Task to carry out:
Reproduce the listing below word for word, with no pictures.

Given material:
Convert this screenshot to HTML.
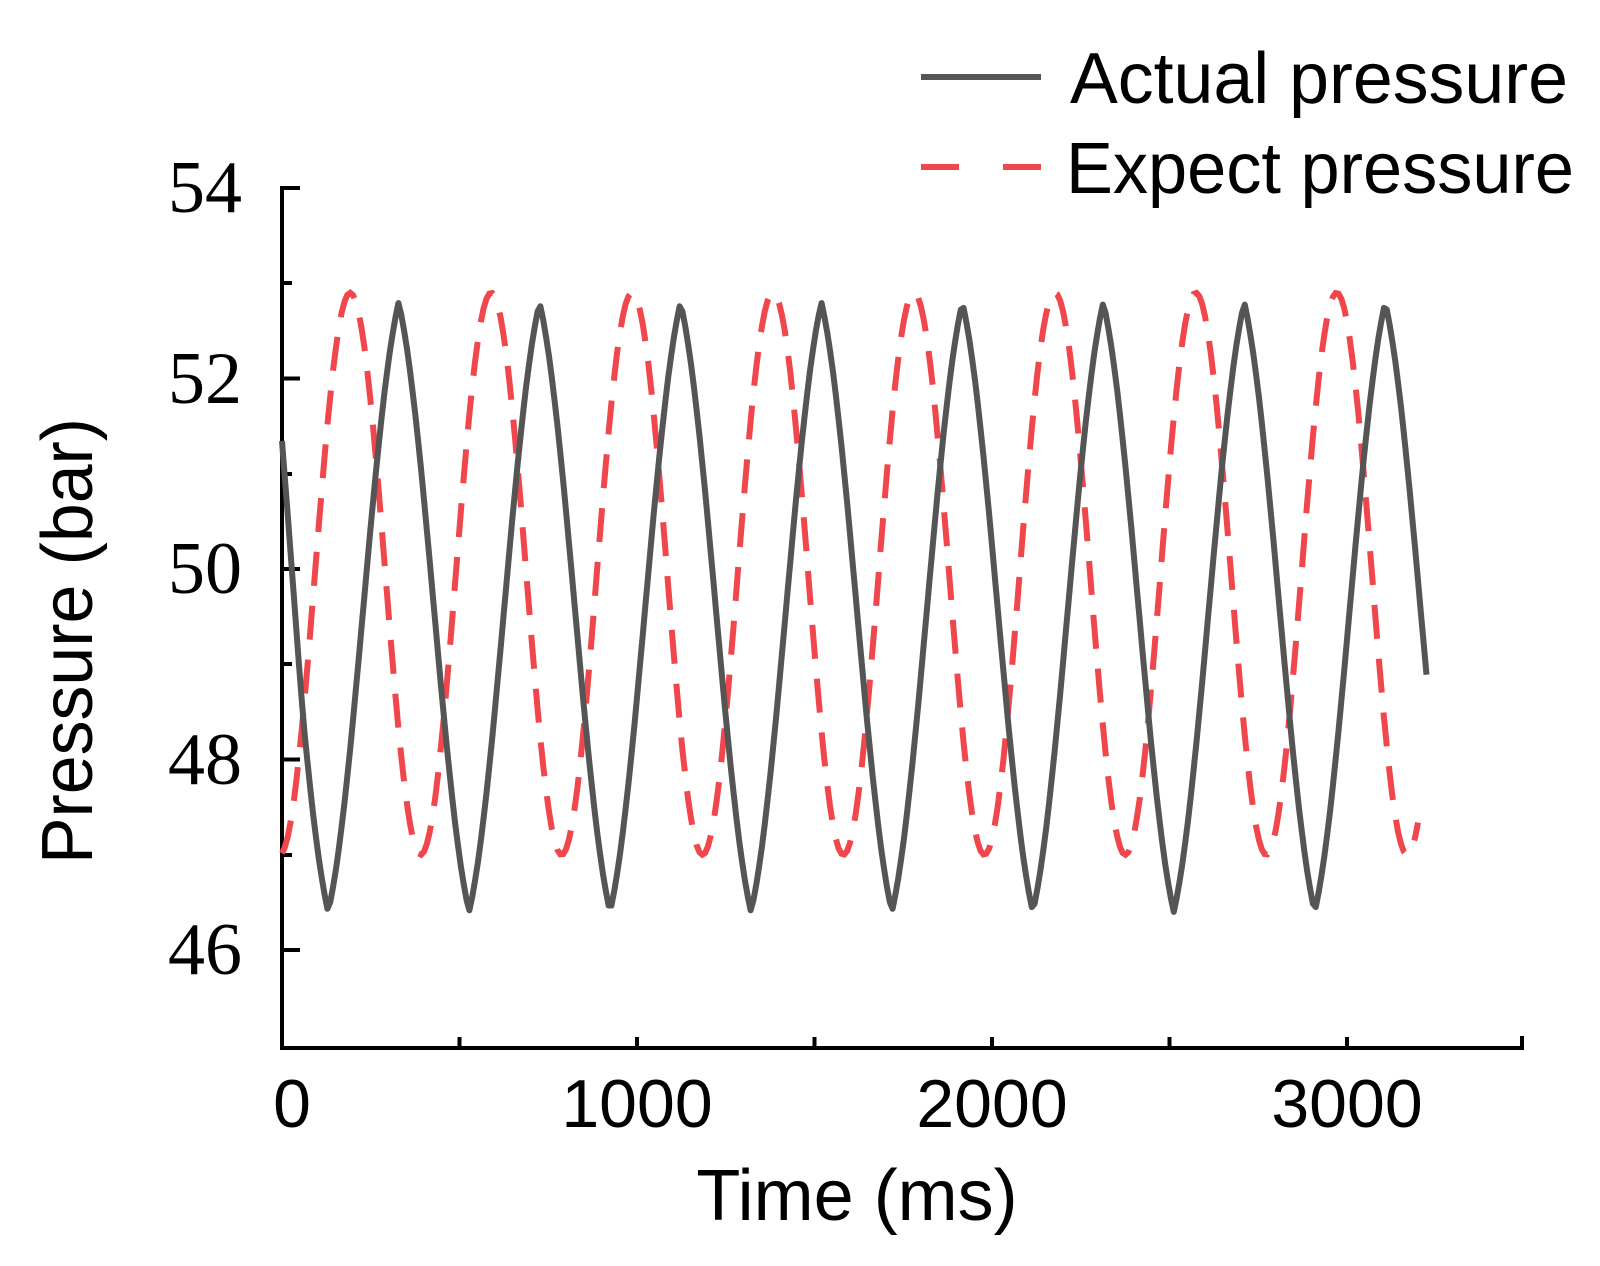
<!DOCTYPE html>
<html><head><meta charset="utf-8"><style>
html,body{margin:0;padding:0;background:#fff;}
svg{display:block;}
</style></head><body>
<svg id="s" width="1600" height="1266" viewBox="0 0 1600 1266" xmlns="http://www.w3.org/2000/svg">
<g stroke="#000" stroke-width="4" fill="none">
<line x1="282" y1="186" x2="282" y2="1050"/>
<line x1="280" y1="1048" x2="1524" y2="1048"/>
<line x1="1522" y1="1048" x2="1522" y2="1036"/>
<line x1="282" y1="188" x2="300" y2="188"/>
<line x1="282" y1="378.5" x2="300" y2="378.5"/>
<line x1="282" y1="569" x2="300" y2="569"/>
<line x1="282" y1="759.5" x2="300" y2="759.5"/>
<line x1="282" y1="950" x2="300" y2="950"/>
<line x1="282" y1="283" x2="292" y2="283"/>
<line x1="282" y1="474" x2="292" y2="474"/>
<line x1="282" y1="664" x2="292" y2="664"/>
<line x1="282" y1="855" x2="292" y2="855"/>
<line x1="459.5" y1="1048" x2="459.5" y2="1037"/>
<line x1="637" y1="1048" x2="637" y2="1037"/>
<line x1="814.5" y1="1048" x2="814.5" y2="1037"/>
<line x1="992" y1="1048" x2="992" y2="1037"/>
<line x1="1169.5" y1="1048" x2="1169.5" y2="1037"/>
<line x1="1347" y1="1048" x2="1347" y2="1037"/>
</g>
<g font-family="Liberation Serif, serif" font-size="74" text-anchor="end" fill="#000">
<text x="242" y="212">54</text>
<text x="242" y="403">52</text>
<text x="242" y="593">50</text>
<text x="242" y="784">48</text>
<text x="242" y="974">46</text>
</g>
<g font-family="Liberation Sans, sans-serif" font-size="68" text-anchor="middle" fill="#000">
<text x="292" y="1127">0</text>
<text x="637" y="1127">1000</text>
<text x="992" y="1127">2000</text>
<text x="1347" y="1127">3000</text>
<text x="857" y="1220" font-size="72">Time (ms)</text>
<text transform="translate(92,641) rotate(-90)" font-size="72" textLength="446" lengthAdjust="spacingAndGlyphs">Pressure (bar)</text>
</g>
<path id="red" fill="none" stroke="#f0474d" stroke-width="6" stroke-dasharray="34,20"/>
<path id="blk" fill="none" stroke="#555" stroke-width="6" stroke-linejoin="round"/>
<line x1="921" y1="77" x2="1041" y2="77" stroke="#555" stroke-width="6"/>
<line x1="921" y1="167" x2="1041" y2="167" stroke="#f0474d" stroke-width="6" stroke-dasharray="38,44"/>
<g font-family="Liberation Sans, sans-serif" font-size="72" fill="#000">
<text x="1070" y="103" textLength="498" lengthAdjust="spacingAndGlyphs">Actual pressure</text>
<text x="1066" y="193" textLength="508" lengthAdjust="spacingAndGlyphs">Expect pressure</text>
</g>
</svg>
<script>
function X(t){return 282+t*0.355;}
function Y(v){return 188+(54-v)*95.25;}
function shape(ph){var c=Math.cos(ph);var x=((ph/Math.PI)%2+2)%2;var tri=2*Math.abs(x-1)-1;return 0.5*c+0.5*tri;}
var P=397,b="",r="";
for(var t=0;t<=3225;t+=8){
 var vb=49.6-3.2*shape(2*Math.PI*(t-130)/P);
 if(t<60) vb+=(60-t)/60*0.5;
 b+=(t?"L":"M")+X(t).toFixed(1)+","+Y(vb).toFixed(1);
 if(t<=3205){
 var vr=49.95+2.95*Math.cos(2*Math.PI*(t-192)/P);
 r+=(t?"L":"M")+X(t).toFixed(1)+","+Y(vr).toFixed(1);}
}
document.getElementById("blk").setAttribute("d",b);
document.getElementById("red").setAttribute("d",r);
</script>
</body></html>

Result of this exercise:
Convert this screenshot to HTML.
<!DOCTYPE html>
<html><head><meta charset="utf-8"><style>
html,body{margin:0;padding:0;background:#fff;}
svg{display:block;}
</style></head><body>
<svg id="s" width="1600" height="1266" viewBox="0 0 1600 1266" xmlns="http://www.w3.org/2000/svg">
<g stroke="#000" stroke-width="4" fill="none">
<line x1="282" y1="186" x2="282" y2="1050"/>
<line x1="280" y1="1048" x2="1524" y2="1048"/>
<line x1="1522" y1="1048" x2="1522" y2="1036"/>
<line x1="282" y1="188" x2="300" y2="188"/>
<line x1="282" y1="378.5" x2="300" y2="378.5"/>
<line x1="282" y1="569" x2="300" y2="569"/>
<line x1="282" y1="759.5" x2="300" y2="759.5"/>
<line x1="282" y1="950" x2="300" y2="950"/>
<line x1="282" y1="283" x2="292" y2="283"/>
<line x1="282" y1="474" x2="292" y2="474"/>
<line x1="282" y1="664" x2="292" y2="664"/>
<line x1="282" y1="855" x2="292" y2="855"/>
<line x1="459.5" y1="1048" x2="459.5" y2="1037"/>
<line x1="637" y1="1048" x2="637" y2="1037"/>
<line x1="814.5" y1="1048" x2="814.5" y2="1037"/>
<line x1="992" y1="1048" x2="992" y2="1037"/>
<line x1="1169.5" y1="1048" x2="1169.5" y2="1037"/>
<line x1="1347" y1="1048" x2="1347" y2="1037"/>
</g>
<g font-family="Liberation Serif, serif" font-size="74" text-anchor="end" fill="#000">
<text x="242" y="212">54</text>
<text x="242" y="403">52</text>
<text x="242" y="593">50</text>
<text x="242" y="784">48</text>
<text x="242" y="974">46</text>
</g>
<g font-family="Liberation Sans, sans-serif" font-size="68" text-anchor="middle" fill="#000">
<text x="292" y="1127">0</text>
<text x="637" y="1127">1000</text>
<text x="992" y="1127">2000</text>
<text x="1347" y="1127">3000</text>
<text x="857" y="1220" font-size="72">Time (ms)</text>
<text transform="translate(92,641) rotate(-90)" font-size="72" textLength="446" lengthAdjust="spacingAndGlyphs">Pressure (bar)</text>
</g>
<path id="red" fill="none" stroke="#f0474d" stroke-width="6" stroke-dasharray="34,20"/>
<path id="blk" fill="none" stroke="#555" stroke-width="6" stroke-linejoin="round"/>
<line x1="921" y1="77" x2="1041" y2="77" stroke="#555" stroke-width="6"/>
<line x1="921" y1="167" x2="1041" y2="167" stroke="#f0474d" stroke-width="6" stroke-dasharray="38,44"/>
<g font-family="Liberation Sans, sans-serif" font-size="72" fill="#000">
<text x="1070" y="103" textLength="498" lengthAdjust="spacingAndGlyphs">Actual pressure</text>
<text x="1066" y="193" textLength="508" lengthAdjust="spacingAndGlyphs">Expect pressure</text>
</g>
</svg>
<script>
function X(t){return 282+t*0.355;}
function Y(v){return 188+(54-v)*95.25;}
function shape(ph){var c=Math.cos(ph);var x=((ph/Math.PI)%2+2)%2;var tri=2*Math.abs(x-1)-1;return 0.5*c+0.5*tri;}
var P=397,b="",r="";
for(var t=0;t<=3225;t+=8){
 var vb=49.6-3.2*shape(2*Math.PI*(t-130)/P);
 if(t<60) vb+=(60-t)/60*0.5;
 b+=(t?"L":"M")+X(t).toFixed(1)+","+Y(vb).toFixed(1);
 if(t<=3205){
 var vr=49.95+2.95*Math.cos(2*Math.PI*(t-192)/P);
 r+=(t?"L":"M")+X(t).toFixed(1)+","+Y(vr).toFixed(1);}
}
document.getElementById("blk").setAttribute("d",b);
document.getElementById("red").setAttribute("d",r);
</script>
</body></html>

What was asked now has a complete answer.